Anion channel blockers inhibit swelling-activated anion, cation and nonelectrolyte transport in hela cells. Hall, James A., Julie Kirk, Jennifer R. Potts, Caroline Rae, and Kiaran Kirk. University Laboratory of Physiology, Parks Rd, Oxford, OX1 3PT, U.K., Department of Biochemistry, University of Oxford, South Parks Rd, Oxford OX1 3QU, U.K. and Division of Biochemistry and Molecular Biology, Faculty of Science, Australian National University, A.C.T. 0200, Australia
APStracts 3:0101C, 1996.
The effect of osmotic cell swelling on the permeability of HeLa cells to a range of structurally unrelated solutes including taurine, sorbitol, thymidine, choline and K+(86Rb+) was investigated.
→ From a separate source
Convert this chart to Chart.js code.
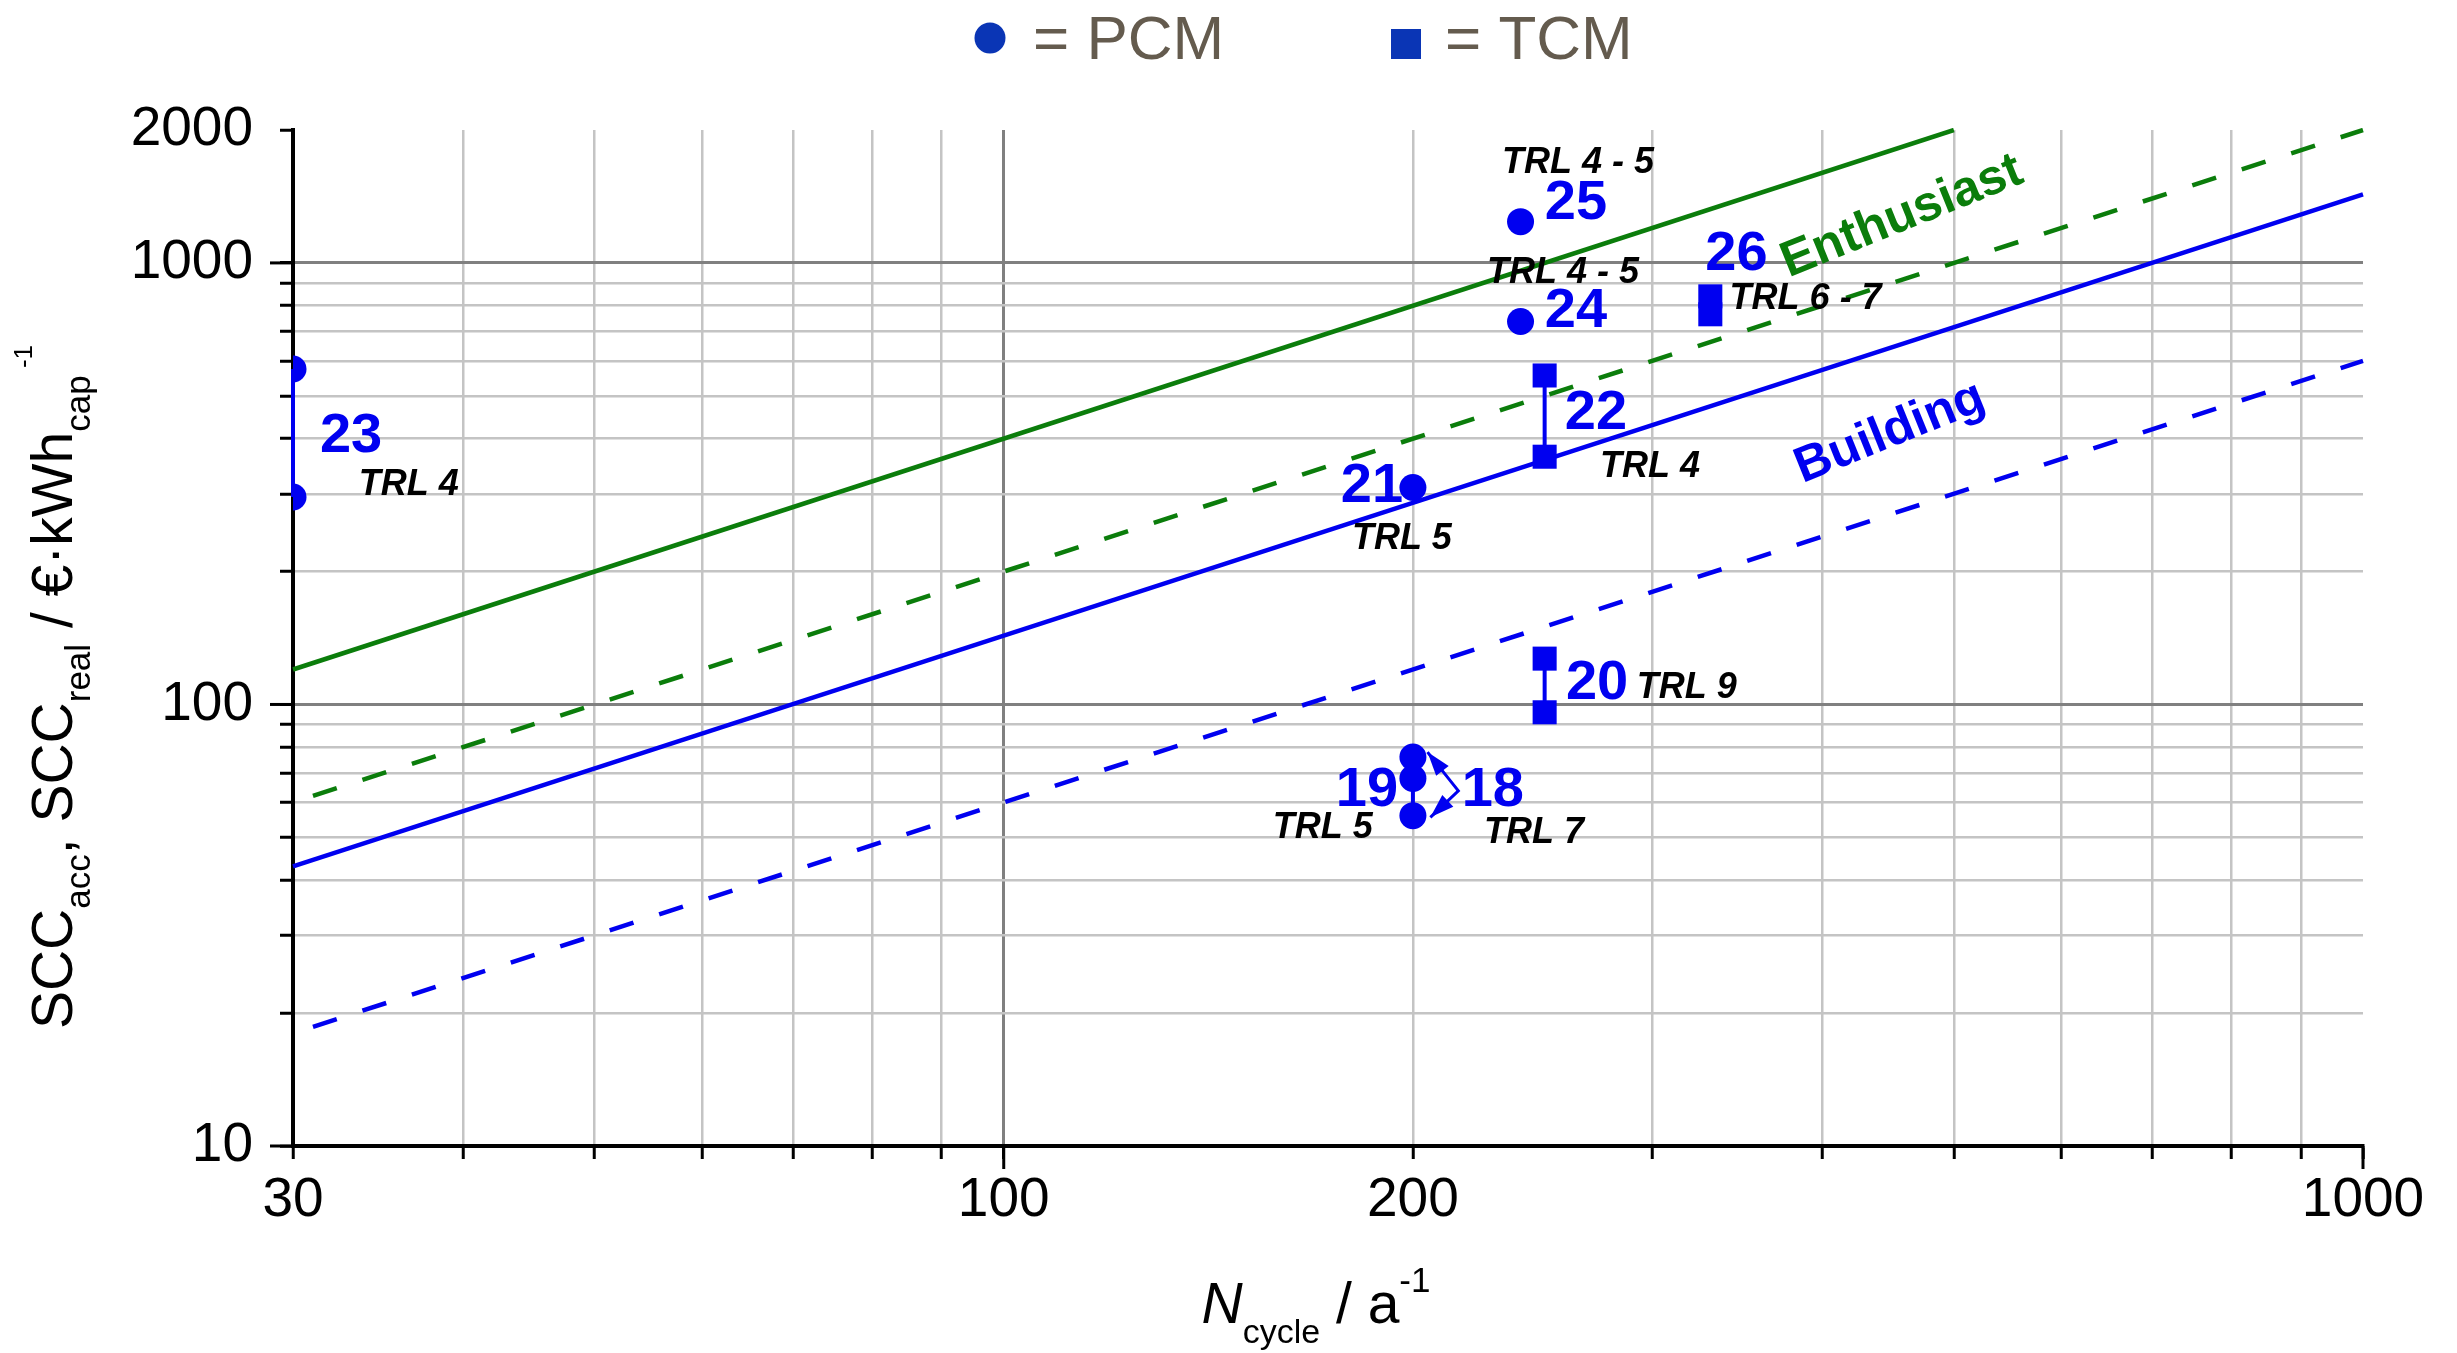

For each solute tested, reduction in the osmolality of the medium from 300 to 200 mOsm(kg H2O)-1 caused a significant increase in the unidirectional influx rate. In each case the osmotically-activated transport component was nonsaturable up to external substrate concentrations of 50 mM. Inhibitors of the swelling-activated anion channel of HeLa cells (quinine, 4,4'-diisothiocyanatostilbene-2,2' -disulfonic acid, niflumate, 1,9-dideoxyforskolin, 5-nitro-2-(3 -phenylpropylamino)benzoic acid and tamoxifen) blocked the osmotically-activated influx of each of the different substrates tested, as well as the osmotically-activated efflux of taurine and I -. Tamoxifen and NPPB were similarly effective at blocking the osmotically-activated efflux of 86Rb+. The simplest of several hypotheses consistent with the data is that the osmotically-activated transport of the different solutes tested here is via a swelling -activated anion-selective channel that has a significant cation permeability and a minimum pore diameter of 8-9 .

Received 22 January 1996; accepted in final form 22 March 1996.
APS Manuscript Number C43-6.
Article publication pending Am. J. Physiol. (Cell Physiology).